# HDD wird erkannt aber nicht angezeigt (Seagate Barracuda ST2000DM001)



## fabian_lauscher (21. September 2013)

hallo. 

ich habe wenig ahnung von bios einstellungen. ich hab mir eine 3. festplatte (Seagate Barracuda ST2000DM001 intern SataIII 2TB) gekauft. die festplatte wurde auch installiert und wird im geräte manager angezeigt aber ich kann sie nirgends finden auf dem computer. da ich von sata keine ahnung habe weiß ich auch nicht ob ich sie richtig angeschlossen habe. im bios habe ich die einstellung auf AHCI Mode gelassen.

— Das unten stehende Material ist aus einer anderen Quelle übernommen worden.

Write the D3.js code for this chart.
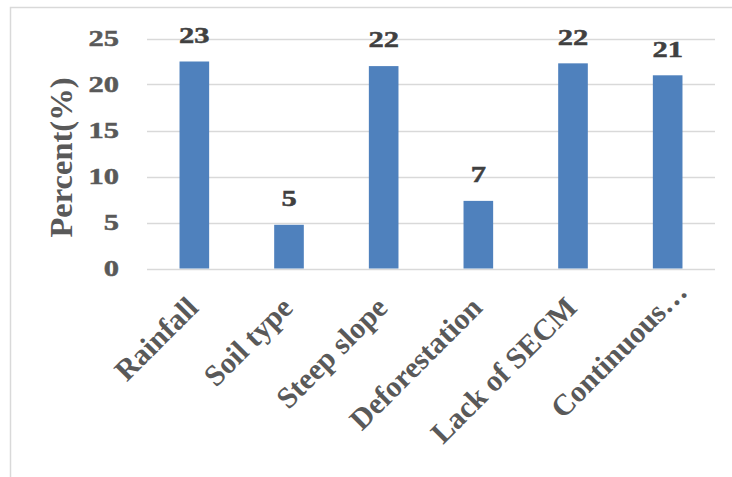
<!DOCTYPE html>
<html>
<head>
<meta charset="utf-8">
<script src="https://cdn.jsdelivr.net/npm/d3@7"></script>
<style>
  html, body { margin: 0; padding: 0; background: #fff; }
  svg { display: block; }
  text { font-family: "Liberation Serif", "Times New Roman", serif; font-weight: bold; }
</style>
</head>
<body>
<svg id="chart" width="732" height="477"></svg>
<script>
// Causes of soil erosion, share of respondents (%)
const categories = ["Rainfall", "Soil type", "Steep slope", "Deforestation", "Lack of SECM", "Continuous…"];
const percents = [22.5, 4.75, 22.0, 7.35, 22.3, 21.0];
const yTicks = [0, 5, 10, 15, 20, 25];

const svg = d3.select("#chart");
const W = 732, H = 477;
const plot = { left: 147, right: 715, top: 38.5, bottom: 268.5 };
const numStretch = 1.27;      // numerals are drawn wide
const numSize = 24, titleSize = 32.5, catSize = 30;

// chart area frame (open on right/bottom where it leaves the page)
svg.append("rect")
  .attr("x", 10.5).attr("y", 7.5)
  .attr("width", W).attr("height", H)
  .attr("fill", "none").attr("stroke", "#d9d9d9").attr("stroke-width", 1.5);

const x = d3.scaleBand()
  .domain(categories)
  .range([plot.left, plot.right])
  .paddingInner(0.687)
  .paddingOuter(0.3435);

const y = d3.scaleLinear()
  .domain([0, 25])
  .range([plot.bottom, plot.top]);

// horizontal gridlines
svg.append("g")
  .selectAll("line")
  .data(yTicks)
  .join("line")
  .attr("x1", plot.left).attr("x2", plot.right)
  .attr("y1", d => Math.round(y(d)) + 0.5).attr("y2", d => Math.round(y(d)) + 0.5)
  .attr("stroke", "#d9d9d9").attr("stroke-width", 1.4);

// y tick labels
svg.append("g")
  .selectAll("text")
  .data(yTicks)
  .join("text")
  .attr("transform", d => `translate(119,${y(d) + 7}) scale(${numStretch},1)`)
  .attr("text-anchor", "end")
  .attr("font-size", numSize)
  .attr("fill", "#595959")
  .attr("stroke", "#595959").attr("stroke-width", 0.5)
  .text(d => d);

// y axis title
svg.append("text")
  .attr("transform", `translate(71.5,157.5) rotate(-90)`)
  .attr("text-anchor", "middle")
  .attr("font-size", titleSize)
  .attr("fill", "#595959")
  .text("Percent(%)");

// bars
svg.append("g")
  .selectAll("rect")
  .data(percents)
  .join("rect")
  .attr("x", (d, i) => x(categories[i]))
  .attr("width", x.bandwidth())
  .attr("y", d => y(d))
  .attr("height", d => y(0) - y(d))
  .attr("fill", "#4f81bd");

// value labels
const fmt = d3.format(".0f");
svg.append("g")
  .selectAll("text")
  .data(percents)
  .join("text")
  .attr("transform", (d, i) =>
    `translate(${x(categories[i]) + x.bandwidth() / 2},${y(d) - 18.8}) scale(${numStretch},1)`)
  .attr("text-anchor", "middle")
  .attr("font-size", numSize)
  .attr("fill", "#404040")
  .attr("stroke", "#404040").attr("stroke-width", 0.5)
  .text(d => fmt(d));

// category labels, rotated; a truncated label lets its ellipsis run past the tick
svg.append("g")
  .selectAll("text")
  .data(categories)
  .join("text")
  .attr("transform", d =>
    `translate(${x(d) + x.bandwidth() / 2 + 5.5},${plot.bottom + 41}) rotate(-45)`)
  .attr("text-anchor", "end")
  .attr("dx", d => d.endsWith("…") ? "0.75em" : 0)
  .attr("font-size", catSize)
  .attr("fill", "#595959")
  .text(d => d);
</script>
</body>
</html>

mein board: ASUS P8P67 REV3.1
win 7 64-bit ultimate

es gibt auf dem board 2 hellblaue, 1 weißen und 1 dunkelblauen anschluss. ich hab die festplatte an einem weißen (SATA6G_2) gesteckt da die die dunkelblauen schon belegt waren von meinen anderen beiden festplatten. das handbuch ist für mich auch ein buch mit sieben siegeln. 

vielen dank schon mal für eure antworten.


----------



## facehugger (21. September 2013)

Probier mal einen anderen SATA-Port oder ein anderes SATA-Kabel...

Gruß


----------



## csms (21. September 2013)

HI
Oder:Start-Systemsteuerung-Verwaltung-Computerverwaltung-Datenträgerverwaltung.
Dort siehst Du deine neue Platte unten.Rechtsklick neues Volumen,dann formatieren.Ich hoffe ich hab alles richtig(aus dem Kopf)erklärt.
MfG csms


----------



## fabian_lauscher (21. September 2013)

hey man vielen dank. der tip hat echt hingehauen. ohne probleme gleich erkannt. yeah danke.


----------



## fabian_lauscher (21. September 2013)

das gleich hatte ich auch schon probiert. war aber leider das gleiche ergebnis. trotzdem danke für die bemühungen.


----------



## csms (21. September 2013)

Wie jetzt?Gehts oder nicht?


----------



## OctoCore (21. September 2013)

Wenn er's wörtlich so gemacht hat, wie von csms geschrieben, klappt es nicht. Da fehlt noch das Initialisieren als Erstes.


----------



## csms (21. September 2013)

Genau...hab ich vergessen.Mann hat eben doch nicht alles im Kopf.
MfG


----------



## fabian_lauscher (21. September 2013)

sorry. also ich meinte das ich die kabel und ports schon getauscht hatte und es nichts gebrachte hatte. das mit der datenträgerverwaltung hat hingehauen. sorry die antworten sollten jeweils direkt an die beiträge gehen. 

jetzt ist jedenfalls alles schick. ich bedanke mich nochmals für die schnellen antworten.


----------



## keinnick (21. September 2013)

csms schrieb:


> HI
> Oder:Start-Systemsteuerung-Verwaltung-Computerverwaltung-Datenträgerverwaltung.
> Dort siehst Du deine neue Platte unten.Rechtsklick neues Volumen,dann formatieren.Ich hoffe ich hab alles richtig(aus dem Kopf)erklärt.
> MfG csms



Diese Antwort sollte man hier mal anpinnen weil die Frage eigentlich jede Woche 1x auftaucht


----------



## csms (21. September 2013)

Dann viel Spass mit der neuen FP!!


----------